START DATA EXCERPT
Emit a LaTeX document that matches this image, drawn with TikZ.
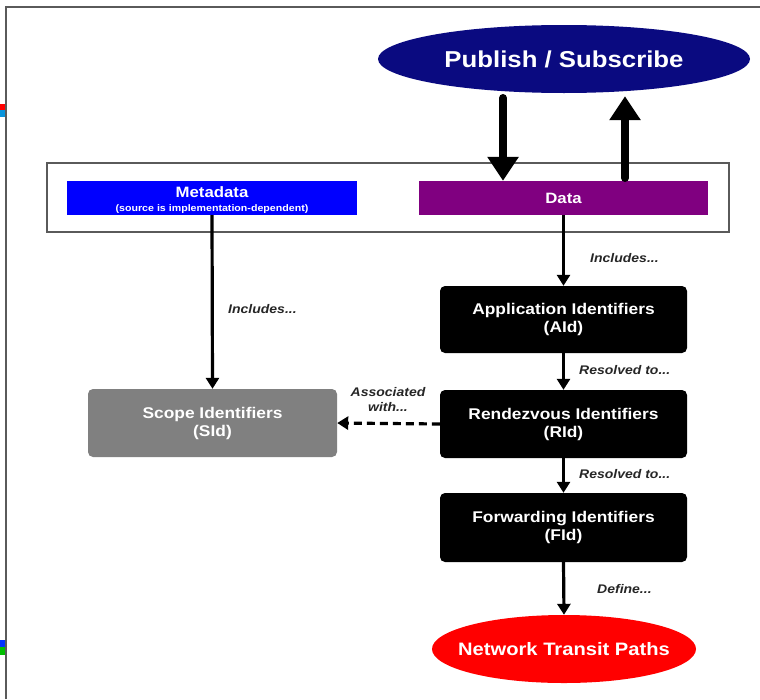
\documentclass[tikz,border=0pt]{standalone}
\usepackage{fontspec}
\setmainfont{Liberation Sans}[FakeStretch=1.12]
\usetikzlibrary{arrows.meta,shapes.geometric,calc}
\definecolor{navyell}{HTML}{0A0A80}
\definecolor{metablue}{HTML}{0000FF}
\definecolor{datapurple}{HTML}{800080}
\definecolor{scopegray}{HTML}{808080}
\definecolor{pathred}{HTML}{FF0000}
\definecolor{framegray}{HTML}{5A5A5A}
\tikzset{
  idbox/.style={fill=black, rounded corners=5pt, text=white, font=\bfseries\fontsize{15.5}{18}\selectfont, align=center, minimum width=247pt, minimum height=68pt, inner sep=0pt},
  flatbox/.style={text=white, font=\bfseries\fontsize{15}{17}\selectfont, align=center, minimum height=34pt, inner sep=0pt},
  lbl/.style={font=\bfseries\itshape\fontsize{12.5}{14}\selectfont, text=black!85, inner sep=0pt},
  thinarrow/.style={line width=3.2pt, -{Triangle[width=13pt,length=11pt]}},
  thickarrow/.style={line width=8pt, line cap=round, -{Triangle[width=30pt,length=24pt]}}
}
\begin{document}
\begin{tikzpicture}[x=1pt,y=-1pt]
\useasboundingbox (0,0) rectangle (760,699);
% frame and edge artifacts
\draw[framegray, line width=1.5pt] (6,699) -- (6,7) -- (760,7);
\fill[red] (0,104) rectangle (5,110);
\fill[cyan!80!blue] (0,110) rectangle (5,117);
\fill[blue!80!cyan] (0,640) rectangle (5,647);
\fill[green!75!black] (0,647) rectangle (5,655);
% outer container
\draw[framegray, line width=1.3pt] (47,163) rectangle (729,232);
% nodes
\node[ellipse, fill=navyell, text=white, minimum width=372pt, minimum height=68pt, inner sep=0pt, font=\bfseries\fontsize{23}{26}\selectfont] (pubsub) at (564,59) {\makebox[0pt]{Publish / Subscribe}};
\node[flatbox, fill=metablue, minimum width=290pt] (meta) at (212,198) {\raisebox{-7pt}[0pt][0pt]{\begin{tabular}{@{}c@{}}Metadata\\[-3pt]{\fontsize{9.5}{11}\selectfont(source is implementation-dependent)}\end{tabular}}};
\node[flatbox, fill=datapurple, minimum width=289pt] (data) at (563.5,198) {Data};
\node[idbox, fill=scopegray, minimum width=249pt] (scope) at (212.5,423) {Scope Identifiers\\(SId)};
\node[idbox, minimum height=67pt] (aid) at (563.5,319.5) {Application Identifiers\\(AId)};
\node[idbox] (rid) at (563.5,424) {Rendezvous Identifiers\\(RId)};
\node[idbox, minimum height=69pt] (fid) at (563.5,527.5) {Forwarding Identifiers\\(FId)};
\node[ellipse, fill=pathred, text=white, minimum width=264pt, minimum height=68pt, inner sep=0pt, font=\bfseries\fontsize{18}{21}\selectfont] (ntp) at (564,649) {\makebox[0pt]{Network Transit Paths}};
% thick pub/sub arrows
\coordinate (dn) at (503,98);
\coordinate (up) at (625,178);
\draw[thickarrow] (dn) -- (dn |- data.north);
\draw[thickarrow] (up) -- ($(up |- pubsub.south)+(0,3)$);
% thin arrows
\draw[thinarrow] (meta.south) -- (scope.north);
\draw[thinarrow] (data.south) -- (aid.north);
\draw[thinarrow] (aid.south) -- (rid.north);
\draw[thinarrow] (rid.south) -- (fid.north);
\draw[thinarrow] (fid.south) -- (ntp.north);
\draw[thinarrow, dash pattern=on 8pt off 5pt] (rid.west) -- (scope.east);
% labels
\node[lbl, anchor=west] (l1) at (590,258) {Includes...};
\node[lbl, anchor=west] (l2) at (228,309) {Includes...};
\node[lbl, anchor=west] (l3) at (579,370) {Resolved to...};
\node[lbl, anchor=west] (l4) at (579,474) {Resolved to...};
\node[lbl, anchor=west] (l5) at (597,589) {Define...};
\node[lbl, align=center] (l6) at (388,400) {Associated\\[1pt]with...};
\end{tikzpicture}
\end{document}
END DATA EXCERPT
WHAT IS EXPECTED: Pictures are excluded; copy all other data exactly as shown.

COMPLETE ANSWER:
Emit a LaTeX document that matches this image, drawn with TikZ.
\documentclass[tikz,border=0pt]{standalone}
\usepackage{fontspec}
\setmainfont{Liberation Sans}[FakeStretch=1.12]
\usetikzlibrary{arrows.meta,shapes.geometric,calc}
\definecolor{navyell}{HTML}{0A0A80}
\definecolor{metablue}{HTML}{0000FF}
\definecolor{datapurple}{HTML}{800080}
\definecolor{scopegray}{HTML}{808080}
\definecolor{pathred}{HTML}{FF0000}
\definecolor{framegray}{HTML}{5A5A5A}
\tikzset{
  idbox/.style={fill=black, rounded corners=5pt, text=white, font=\bfseries\fontsize{15.5}{18}\selectfont, align=center, minimum width=247pt, minimum height=68pt, inner sep=0pt},
  flatbox/.style={text=white, font=\bfseries\fontsize{15}{17}\selectfont, align=center, minimum height=34pt, inner sep=0pt},
  lbl/.style={font=\bfseries\itshape\fontsize{12.5}{14}\selectfont, text=black!85, inner sep=0pt},
  thinarrow/.style={line width=3.2pt, -{Triangle[width=13pt,length=11pt]}},
  thickarrow/.style={line width=8pt, line cap=round, -{Triangle[width=30pt,length=24pt]}}
}
\begin{document}
\begin{tikzpicture}[x=1pt,y=-1pt]
\useasboundingbox (0,0) rectangle (760,699);
% frame and edge artifacts
\draw[framegray, line width=1.5pt] (6,699) -- (6,7) -- (760,7);
\fill[red] (0,104) rectangle (5,110);
\fill[cyan!80!blue] (0,110) rectangle (5,117);
\fill[blue!80!cyan] (0,640) rectangle (5,647);
\fill[green!75!black] (0,647) rectangle (5,655);
% outer container
\draw[framegray, line width=1.3pt] (47,163) rectangle (729,232);
% nodes
\node[ellipse, fill=navyell, text=white, minimum width=372pt, minimum height=68pt, inner sep=0pt, font=\bfseries\fontsize{23}{26}\selectfont] (pubsub) at (564,59) {\makebox[0pt]{Publish / Subscribe}};
\node[flatbox, fill=metablue, minimum width=290pt] (meta) at (212,198) {\raisebox{-7pt}[0pt][0pt]{\begin{tabular}{@{}c@{}}Metadata\\[-3pt]{\fontsize{9.5}{11}\selectfont(source is implementation-dependent)}\end{tabular}}};
\node[flatbox, fill=datapurple, minimum width=289pt] (data) at (563.5,198) {Data};
\node[idbox, fill=scopegray, minimum width=249pt] (scope) at (212.5,423) {Scope Identifiers\\(SId)};
\node[idbox, minimum height=67pt] (aid) at (563.5,319.5) {Application Identifiers\\(AId)};
\node[idbox] (rid) at (563.5,424) {Rendezvous Identifiers\\(RId)};
\node[idbox, minimum height=69pt] (fid) at (563.5,527.5) {Forwarding Identifiers\\(FId)};
\node[ellipse, fill=pathred, text=white, minimum width=264pt, minimum height=68pt, inner sep=0pt, font=\bfseries\fontsize{18}{21}\selectfont] (ntp) at (564,649) {\makebox[0pt]{Network Transit Paths}};
% thick pub/sub arrows
\coordinate (dn) at (503,98);
\coordinate (up) at (625,178);
\draw[thickarrow] (dn) -- (dn |- data.north);
\draw[thickarrow] (up) -- ($(up |- pubsub.south)+(0,3)$);
% thin arrows
\draw[thinarrow] (meta.south) -- (scope.north);
\draw[thinarrow] (data.south) -- (aid.north);
\draw[thinarrow] (aid.south) -- (rid.north);
\draw[thinarrow] (rid.south) -- (fid.north);
\draw[thinarrow] (fid.south) -- (ntp.north);
\draw[thinarrow, dash pattern=on 8pt off 5pt] (rid.west) -- (scope.east);
% labels
\node[lbl, anchor=west] (l1) at (590,258) {Includes...};
\node[lbl, anchor=west] (l2) at (228,309) {Includes...};
\node[lbl, anchor=west] (l3) at (579,370) {Resolved to...};
\node[lbl, anchor=west] (l4) at (579,474) {Resolved to...};
\node[lbl, anchor=west] (l5) at (597,589) {Define...};
\node[lbl, align=center] (l6) at (388,400) {Associated\\[1pt]with...};
\end{tikzpicture}
\end{document}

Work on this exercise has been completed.